Omit all pictures. Copy the rest of the material exactly.

╭─ SOURCE DATA

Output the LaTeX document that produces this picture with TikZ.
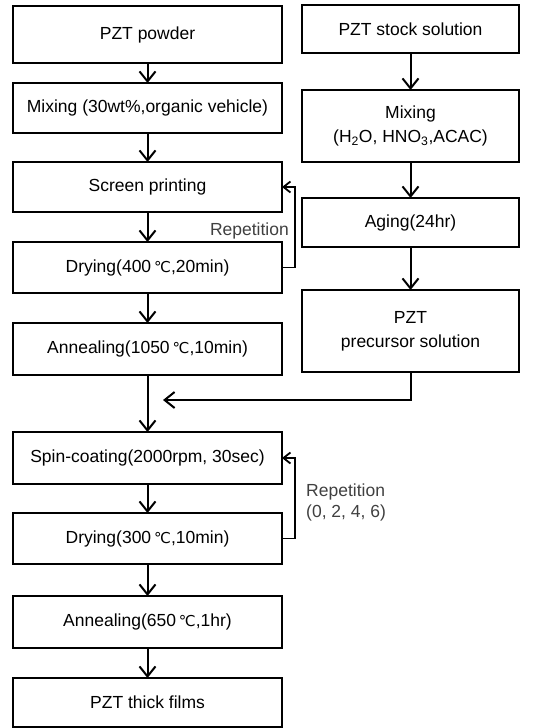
\documentclass[tikz,border=0pt]{standalone}
\usepackage{fontspec}
\setmainfont{Liberation Sans}
\newfontfamily\dejavu{DejaVu Sans}
\usetikzlibrary{arrows.meta}
\newcommand\degC{{\dejavu\fontsize{15}{18}\selectfont ℃}}
\begin{document}
\begin{tikzpicture}[x=1pt,y=-1pt,
  box/.style={draw, line width=1.7pt, inner sep=0pt, outer sep=0pt, align=center,
    font=\fontsize{17.5}{24}\selectfont},
  lbox/.style={box, minimum width=269pt},
  rbox/.style={box, minimum width=217pt},
  flow/.style={line width=2pt, -{Straight Barb[length=10pt,width=16pt,line width=2pt]}},
  loop/.style={line width=1.8pt, -{Straight Barb[length=7pt,width=11pt,line width=1.8pt]}},
  rep/.style={font=\fontsize{17.5}{21}\selectfont, text=black!75, inner sep=0pt}]
\useasboundingbox (0,0) rectangle (540,728);
% left column
\node[lbox, minimum height=57pt] (powder) at (147.5,34.5) {PZT powder};
\node[lbox, minimum height=50pt] (mix1) at (147.5,108) {Mixing (30wt\%,organic vehicle)};
\node[lbox, minimum height=50pt] (screen) at (147.5,187) {Screen printing};
\node[lbox, minimum height=51pt] (dry1) at (147.5,267.5) {Drying(400\,\degC,20min)};
\node[lbox, minimum height=52pt] (ann1) at (147.5,349) {Annealing(1050\,\degC,10min)};
\node[lbox, minimum height=52pt] (spin) at (147.5,458) {Spin-coating(2000rpm, 30sec)};
\node[lbox, minimum height=51pt] (dry2) at (147.5,538.5) {Drying(300\,\degC,10min)};
\node[lbox, minimum height=52pt] (ann2) at (147.5,622) {Annealing(650\,\degC,1hr)};
\node[lbox, minimum height=49pt] (films) at (147.5,702.5) {PZT thick films};
% right column
\node[rbox, minimum height=48pt] (stock) at (410.5,29) {PZT stock solution};
\node[rbox, minimum height=72pt] (mix2) at (410.5,126) {Mixing\\(H\textsubscript{2}O, HNO\textsubscript{3},ACAC)};
\node[rbox, minimum height=49pt] (aging) at (410.5,222.5) {Aging(24hr)};
\node[rbox, minimum height=82pt] (prec) at (410.5,331) {PZT\\precursor solution};
% arrows left
\draw[flow] (powder) -- (mix1);
\draw[flow] (mix1) -- (screen);
\draw[flow] (screen) -- (dry1);
\draw[flow] (dry1) -- (ann1);
\draw[flow] (ann1) -- (spin);
\draw[flow] (spin) -- (dry2);
\draw[flow] (dry2) -- (ann2);
\draw[flow] (ann2) -- (films);
% arrows right
\draw[flow] (stock) -- (mix2);
\draw[flow] (mix2) -- (aging);
\draw[flow] (aging) -- (prec);
% merge
\coordinate (mergetip) at (163,400);
\draw[flow] (prec.south) |- (mergetip);
% loops
\draw[loop] (dry1.east) -- (295,267.5) |- (screen.east);
\draw[loop] (dry2.east) -- (295,538.5) |- (spin.east);
\node[rep, anchor=east] (rep1) at (289,231) {Repetition};
\node[rep, anchor=north west, align=left] (rep2) at (306,484) {Repetition\\(0, 2, 4, 6)};
\end{tikzpicture}
\end{document}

╰─

__WORKED ANSWER__.
Output the LaTeX document that produces this picture with TikZ.
\documentclass[tikz,border=0pt]{standalone}
\usepackage{fontspec}
\setmainfont{Liberation Sans}
\newfontfamily\dejavu{DejaVu Sans}
\usetikzlibrary{arrows.meta}
\newcommand\degC{{\dejavu\fontsize{15}{18}\selectfont ℃}}
\begin{document}
\begin{tikzpicture}[x=1pt,y=-1pt,
  box/.style={draw, line width=1.7pt, inner sep=0pt, outer sep=0pt, align=center,
    font=\fontsize{17.5}{24}\selectfont},
  lbox/.style={box, minimum width=269pt},
  rbox/.style={box, minimum width=217pt},
  flow/.style={line width=2pt, -{Straight Barb[length=10pt,width=16pt,line width=2pt]}},
  loop/.style={line width=1.8pt, -{Straight Barb[length=7pt,width=11pt,line width=1.8pt]}},
  rep/.style={font=\fontsize{17.5}{21}\selectfont, text=black!75, inner sep=0pt}]
\useasboundingbox (0,0) rectangle (540,728);
% left column
\node[lbox, minimum height=57pt] (powder) at (147.5,34.5) {PZT powder};
\node[lbox, minimum height=50pt] (mix1) at (147.5,108) {Mixing (30wt\%,organic vehicle)};
\node[lbox, minimum height=50pt] (screen) at (147.5,187) {Screen printing};
\node[lbox, minimum height=51pt] (dry1) at (147.5,267.5) {Drying(400\,\degC,20min)};
\node[lbox, minimum height=52pt] (ann1) at (147.5,349) {Annealing(1050\,\degC,10min)};
\node[lbox, minimum height=52pt] (spin) at (147.5,458) {Spin-coating(2000rpm, 30sec)};
\node[lbox, minimum height=51pt] (dry2) at (147.5,538.5) {Drying(300\,\degC,10min)};
\node[lbox, minimum height=52pt] (ann2) at (147.5,622) {Annealing(650\,\degC,1hr)};
\node[lbox, minimum height=49pt] (films) at (147.5,702.5) {PZT thick films};
% right column
\node[rbox, minimum height=48pt] (stock) at (410.5,29) {PZT stock solution};
\node[rbox, minimum height=72pt] (mix2) at (410.5,126) {Mixing\\(H\textsubscript{2}O, HNO\textsubscript{3},ACAC)};
\node[rbox, minimum height=49pt] (aging) at (410.5,222.5) {Aging(24hr)};
\node[rbox, minimum height=82pt] (prec) at (410.5,331) {PZT\\precursor solution};
% arrows left
\draw[flow] (powder) -- (mix1);
\draw[flow] (mix1) -- (screen);
\draw[flow] (screen) -- (dry1);
\draw[flow] (dry1) -- (ann1);
\draw[flow] (ann1) -- (spin);
\draw[flow] (spin) -- (dry2);
\draw[flow] (dry2) -- (ann2);
\draw[flow] (ann2) -- (films);
% arrows right
\draw[flow] (stock) -- (mix2);
\draw[flow] (mix2) -- (aging);
\draw[flow] (aging) -- (prec);
% merge
\coordinate (mergetip) at (163,400);
\draw[flow] (prec.south) |- (mergetip);
% loops
\draw[loop] (dry1.east) -- (295,267.5) |- (screen.east);
\draw[loop] (dry2.east) -- (295,538.5) |- (spin.east);
\node[rep, anchor=east] (rep1) at (289,231) {Repetition};
\node[rep, anchor=north west, align=left] (rep2) at (306,484) {Repetition\\(0, 2, 4, 6)};
\end{tikzpicture}
\end{document}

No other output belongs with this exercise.